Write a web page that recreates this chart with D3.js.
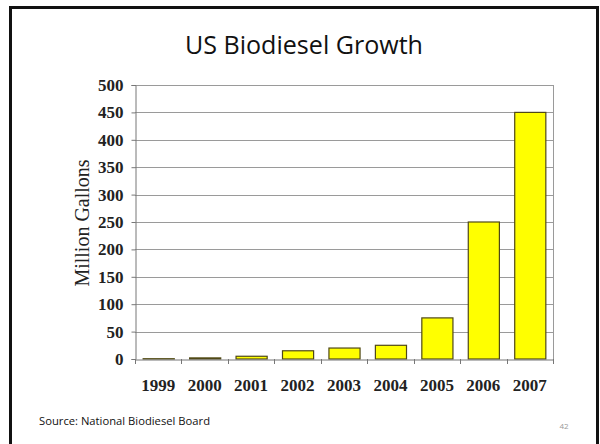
<!DOCTYPE html>
<html>
<head>
<meta charset="utf-8">
<script src="https://cdn.jsdelivr.net/npm/d3@7"></script>
<style>
  html, body { margin: 0; padding: 0; background: #fff; }
  svg { display: block; }
</style>
</head>
<body>
<svg id="chart" width="600" height="444"></svg>
<script>
// US biodiesel production, million gallons per year
const years = ["1999", "2000", "2001", "2002", "2003", "2004", "2005", "2006", "2007"];
const gallons = [0.5, 2, 5, 15, 20, 25, 75, 250, 450];
const yTicks = [0, 50, 100, 150, 200, 250, 300, 350, 400, 450, 500];

const titleText = "US Biodiesel Growth";
const yLabel = "Million Gallons";
const sourceText = "Source:  National Biodiesel Board";
const pageNumber = "42";

const serif = "'Liberation Serif', 'Times New Roman', serif";
const sans = "'Open Sans', sans-serif";

const svg = d3.select("#chart");

// slide frame
svg.append("rect")
  .attr("x", 10.5).attr("y", 7.5)
  .attr("width", 587).attr("height", 450)
  .attr("fill", "#fff")
  .attr("stroke", "#111").attr("stroke-width", 3);

svg.append("text")
  .attr("x", 304).attr("y", 54)
  .attr("text-anchor", "middle")
  .attr("font-family", sans)
  .attr("font-size", 25)
  .attr("textLength", 238)
  .attr("lengthAdjust", "spacingAndGlyphs")
  .attr("fill", "#111")
  .text(titleText);

const plot = { left: 135, right: 553, top: 85, bottom: 359 };

const x = d3.scaleBand()
  .domain(years)
  .range([plot.left, plot.right])
  .paddingInner(0.33)
  .paddingOuter(0.165);

const y = d3.scaleLinear()
  .domain([0, 500])
  .range([plot.bottom, plot.top]);

// horizontal gridlines
svg.append("g")
  .selectAll("line")
  .data(yTicks.filter(d => d > 0))
  .join("line")
  .attr("x1", plot.left).attr("x2", plot.right)
  .attr("y1", d => Math.round(y(d)) + 0.5)
  .attr("y2", d => Math.round(y(d)) + 0.5)
  .attr("stroke", "#9a9a9a").attr("stroke-width", 1);

// right edge of plot box
svg.append("line")
  .attr("x1", plot.right + 0.5).attr("x2", plot.right + 0.5)
  .attr("y1", plot.top).attr("y2", plot.bottom + 5)
  .attr("stroke", "#9a9a9a");

// bars
svg.append("g")
  .selectAll("rect")
  .data(years.map((yr, i) => ({ yr, v: gallons[i] })))
  .join("rect")
  .attr("x", d => x(d.yr) + 0.5)
  .attr("y", d => y(d.v))
  .attr("width", x.bandwidth())
  .attr("height", d => plot.bottom - y(d.v))
  .attr("fill", "#ffff00")
  .attr("stroke", "#4f4818").attr("stroke-width", 1.2);

// y axis
const yAxis = svg.append("g")
  .attr("transform", `translate(${plot.left + 0.5},0)`)
  .call(d3.axisLeft(y).tickValues(yTicks).tickSize(4).tickPadding(8));
yAxis.select(".domain").attr("stroke", "#777");
yAxis.selectAll(".tick line").attr("stroke", "#777");
yAxis.selectAll("text")
  .attr("font-family", serif)
  .attr("font-weight", "bold")
  .attr("font-size", 17)
  .attr("fill", "#222");

// x axis, ticks drawn at category boundaries below
const xAxis = svg.append("g")
  .attr("transform", `translate(0,${plot.bottom + 0.5})`)
  .call(d3.axisBottom(x).tickSize(0).tickPadding(19));
xAxis.select(".domain").attr("stroke", "#777");
xAxis.selectAll("text")
  .attr("font-family", serif)
  .attr("font-weight", "bold")
  .attr("font-size", 17)
  .attr("fill", "#222");

const bounds = d3.range(years.length + 1).map(i => plot.left + i * (plot.right - plot.left) / years.length);
svg.append("g")
  .selectAll("line")
  .data(bounds)
  .join("line")
  .attr("x1", d => Math.round(d) + 0.5).attr("x2", d => Math.round(d) + 0.5)
  .attr("y1", plot.bottom).attr("y2", plot.bottom + 5)
  .attr("stroke", "#777");

// y axis title
svg.append("text")
  .attr("transform", `translate(89,${(plot.top + plot.bottom) / 2 + 1}) rotate(-90)`)
  .attr("text-anchor", "middle")
  .attr("font-family", serif)
  .attr("font-size", 20)
  .attr("fill", "#222")
  .text(yLabel);

// footer
svg.append("text")
  .attr("x", 39).attr("y", 425)
  .attr("font-family", sans)
  .attr("font-size", 11.5)
  .attr("textLength", 171)
  .attr("lengthAdjust", "spacingAndGlyphs")
  .attr("fill", "#111")
  .text(sourceText);

svg.append("text")
  .attr("x", 564).attr("y", 429)
  .attr("text-anchor", "middle")
  .attr("font-family", sans)
  .attr("font-size", 8)
  .attr("fill", "#999")
  .text(pageNumber);
</script>
</body>
</html>
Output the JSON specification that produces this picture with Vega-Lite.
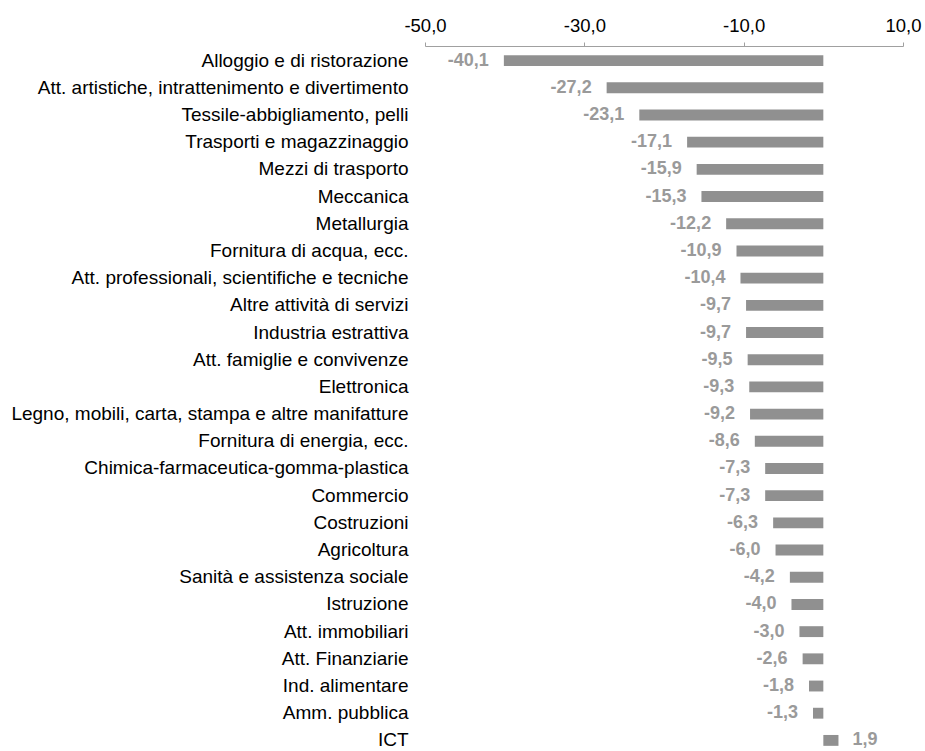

########################################

CHALLENGE =>
All the lines above are to be given again exactly as they read, with the pictures removed.

ANSWER TO THE EXERCISE =>
Write a web page that recreates this chart with D3.js.
<!DOCTYPE html>
<html>
<head>
<meta charset="utf-8">
<script src="https://cdn.jsdelivr.net/npm/d3@7"></script>
<style>
  html, body { margin: 0; padding: 0; background: #fff; }
  svg { display: block; }
</style>
</head>
<body>
<svg id="chart" width="600" height="444"></svg>
<script>
// US biodiesel production, million gallons per year
const years = ["1999", "2000", "2001", "2002", "2003", "2004", "2005", "2006", "2007"];
const gallons = [0.5, 2, 5, 15, 20, 25, 75, 250, 450];
const yTicks = [0, 50, 100, 150, 200, 250, 300, 350, 400, 450, 500];

const titleText = "US Biodiesel Growth";
const yLabel = "Million Gallons";
const sourceText = "Source:  National Biodiesel Board";
const pageNumber = "42";

const serif = "'Liberation Serif', 'Times New Roman', serif";
const sans = "'Open Sans', sans-serif";

const svg = d3.select("#chart");

// slide frame
svg.append("rect")
  .attr("x", 10.5).attr("y", 7.5)
  .attr("width", 587).attr("height", 450)
  .attr("fill", "#fff")
  .attr("stroke", "#111").attr("stroke-width", 3);

svg.append("text")
  .attr("x", 304).attr("y", 54)
  .attr("text-anchor", "middle")
  .attr("font-family", sans)
  .attr("font-size", 25)
  .attr("textLength", 238)
  .attr("lengthAdjust", "spacingAndGlyphs")
  .attr("fill", "#111")
  .text(titleText);

const plot = { left: 135, right: 553, top: 85, bottom: 359 };

const x = d3.scaleBand()
  .domain(years)
  .range([plot.left, plot.right])
  .paddingInner(0.33)
  .paddingOuter(0.165);

const y = d3.scaleLinear()
  .domain([0, 500])
  .range([plot.bottom, plot.top]);

// horizontal gridlines
svg.append("g")
  .selectAll("line")
  .data(yTicks.filter(d => d > 0))
  .join("line")
  .attr("x1", plot.left).attr("x2", plot.right)
  .attr("y1", d => Math.round(y(d)) + 0.5)
  .attr("y2", d => Math.round(y(d)) + 0.5)
  .attr("stroke", "#9a9a9a").attr("stroke-width", 1);

// right edge of plot box
svg.append("line")
  .attr("x1", plot.right + 0.5).attr("x2", plot.right + 0.5)
  .attr("y1", plot.top).attr("y2", plot.bottom + 5)
  .attr("stroke", "#9a9a9a");

// bars
svg.append("g")
  .selectAll("rect")
  .data(years.map((yr, i) => ({ yr, v: gallons[i] })))
  .join("rect")
  .attr("x", d => x(d.yr) + 0.5)
  .attr("y", d => y(d.v))
  .attr("width", x.bandwidth())
  .attr("height", d => plot.bottom - y(d.v))
  .attr("fill", "#ffff00")
  .attr("stroke", "#4f4818").attr("stroke-width", 1.2);

// y axis
const yAxis = svg.append("g")
  .attr("transform", `translate(${plot.left + 0.5},0)`)
  .call(d3.axisLeft(y).tickValues(yTicks).tickSize(4).tickPadding(8));
yAxis.select(".domain").attr("stroke", "#777");
yAxis.selectAll(".tick line").attr("stroke", "#777");
yAxis.selectAll("text")
  .attr("font-family", serif)
  .attr("font-weight", "bold")
  .attr("font-size", 17)
  .attr("fill", "#222");

// x axis, ticks drawn at category boundaries below
const xAxis = svg.append("g")
  .attr("transform", `translate(0,${plot.bottom + 0.5})`)
  .call(d3.axisBottom(x).tickSize(0).tickPadding(19));
xAxis.select(".domain").attr("stroke", "#777");
xAxis.selectAll("text")
  .attr("font-family", serif)
  .attr("font-weight", "bold")
  .attr("font-size", 17)
  .attr("fill", "#222");

const bounds = d3.range(years.length + 1).map(i => plot.left + i * (plot.right - plot.left) / years.length);
svg.append("g")
  .selectAll("line")
  .data(bounds)
  .join("line")
  .attr("x1", d => Math.round(d) + 0.5).attr("x2", d => Math.round(d) + 0.5)
  .attr("y1", plot.bottom).attr("y2", plot.bottom + 5)
  .attr("stroke", "#777");

// y axis title
svg.append("text")
  .attr("transform", `translate(89,${(plot.top + plot.bottom) / 2 + 1}) rotate(-90)`)
  .attr("text-anchor", "middle")
  .attr("font-family", serif)
  .attr("font-size", 20)
  .attr("fill", "#222")
  .text(yLabel);

// footer
svg.append("text")
  .attr("x", 39).attr("y", 425)
  .attr("font-family", sans)
  .attr("font-size", 11.5)
  .attr("textLength", 171)
  .attr("lengthAdjust", "spacingAndGlyphs")
  .attr("fill", "#111")
  .text(sourceText);

svg.append("text")
  .attr("x", 564).attr("y", 429)
  .attr("text-anchor", "middle")
  .attr("font-family", sans)
  .attr("font-size", 8)
  .attr("fill", "#999")
  .text(pageNumber);
</script>
</body>
</html>
Output the JSON specification that produces this picture with Vega-Lite.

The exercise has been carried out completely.